天才・塔矢アキラのライバルになるためにヒカルは成長し、その代償として佐為を失う。子ども時代を終え、大人になるにあたって経験する痛み、苦しみが『ヒカルの碁』には詰まっている。
北斗杯編について
さて、第二部にあたる北斗杯編(19~23巻)についてだ。北斗杯編はファンからの評価も分かれるところで、蛇足だと感じるという人も少なくないようである。かく言う私もそうだった。
特にラストの「え?ここで終わるの?」感はすさまじく、その内容はヒカルが国際試合で敗北し、号泣して終わりというものだ。さらに読者を混乱に突き落とすのが、最後のモノローグである。
………
聞こえるのですか?
私の声が―――
聞こえるのですか?
引用元:ほったゆみ、小畑健『ヒカルの碁』23、集英社
これは1巻で佐為がこの世に蘇る際、ヒカルに語りかけたモノローグと全く同じものだ。

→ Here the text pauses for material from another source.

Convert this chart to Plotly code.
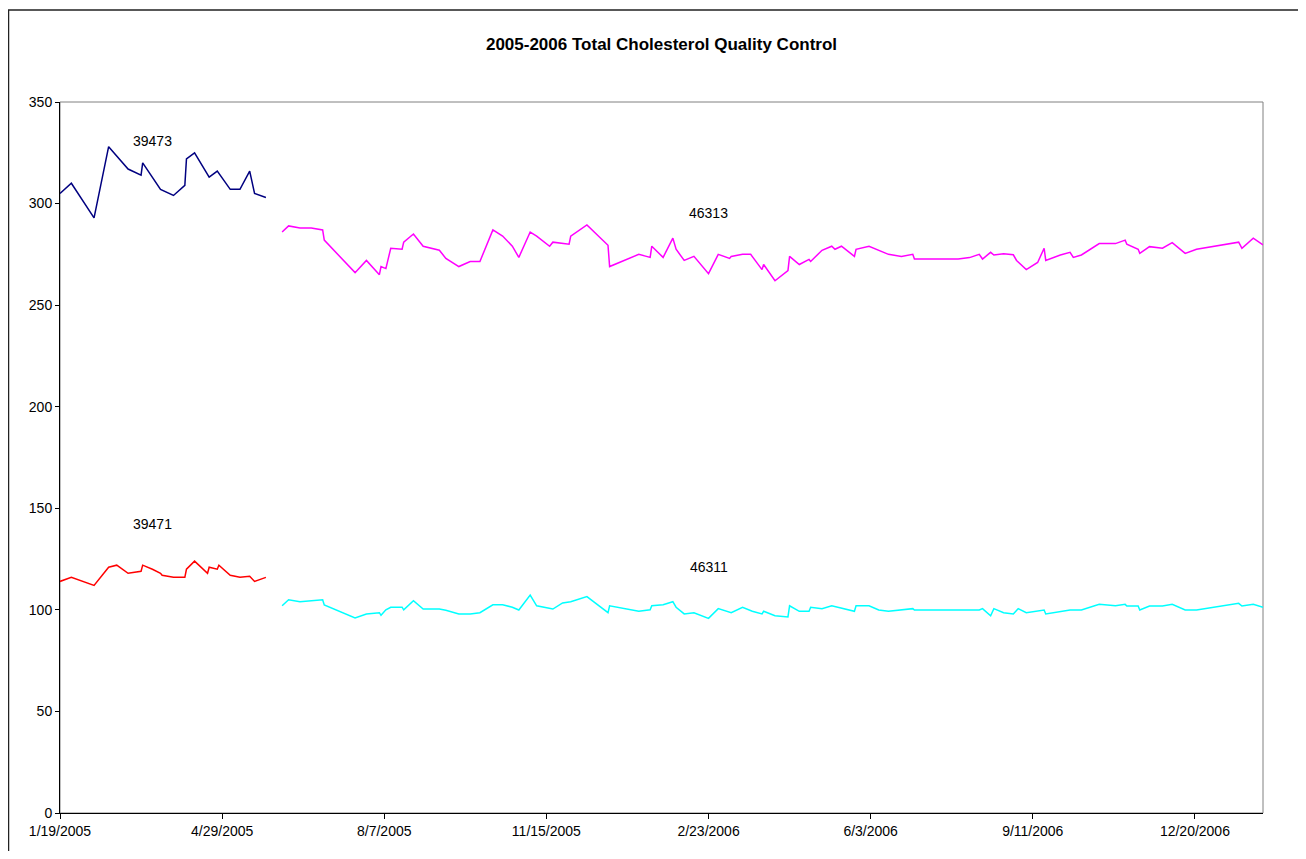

あれ?どうして佐為がしゃべっているの?蘇るの?その割には後日譚の読み切りでは、蘇ったような気配もないし。……という感じで、私は頭をひねっては納得できずにいたのだった。
ただ、何年も何年も寝かせた上で久しぶりに読んだとき、件のモノローグ直前で棋士のひとりが言った言葉にハッとした。
遠い過去と遠い未来をつなげる?
そんなの今生きてるヤツ誰だってそうだろ
棋士も囲碁も関係ナシ
国も何もかも関係ナシ
なぜ碁を打つのかも なぜ生きてるのかも一緒じゃないか
引用元:ほったゆみ、小畑健『ヒカルの碁』23、集英社
ああ、なるほど。件のモノローグは藤原佐為その人のものではない。我々にとっての「佐為的な存在」からのメッセージだったのだ。思えば佐為編の頃から、人から人へ意志をつなぐというメッセージの布石は打たれていた。
誰かから別の誰かへ、バトンは受け継がれていく。それは佐為からヒカルへのバトンだけでなく、読者である我々も、誰かから何かしらのバトンを受け取っている。それを気づかせるための最後のモノローグだったのだと思えるようになった。
そう思った上で最終話のサブタイトルを見てみよう。「あなたに呼びかけている」の「あなた」とはヒカルだけのことを指しているのではない。私たちも含まれていたのだ。私たちそれぞれが、自分にとっての佐為的な存在に呼びかけられているというタイトルだったわけである。
最後に
しかし、恐ろしい作品だ。面白い漫画を読もうと思って夢中になって読みふけっていたら、最後には自分までバトンの受け渡しに巻き込まれているのだから。
「友情・努力・勝利」のジャンプ漫画的な王道展開を楽しみつつ、それを超越したメッセージまで受け取れてしまう。『ヒカルの碁』は後世に残るべき傑作だ。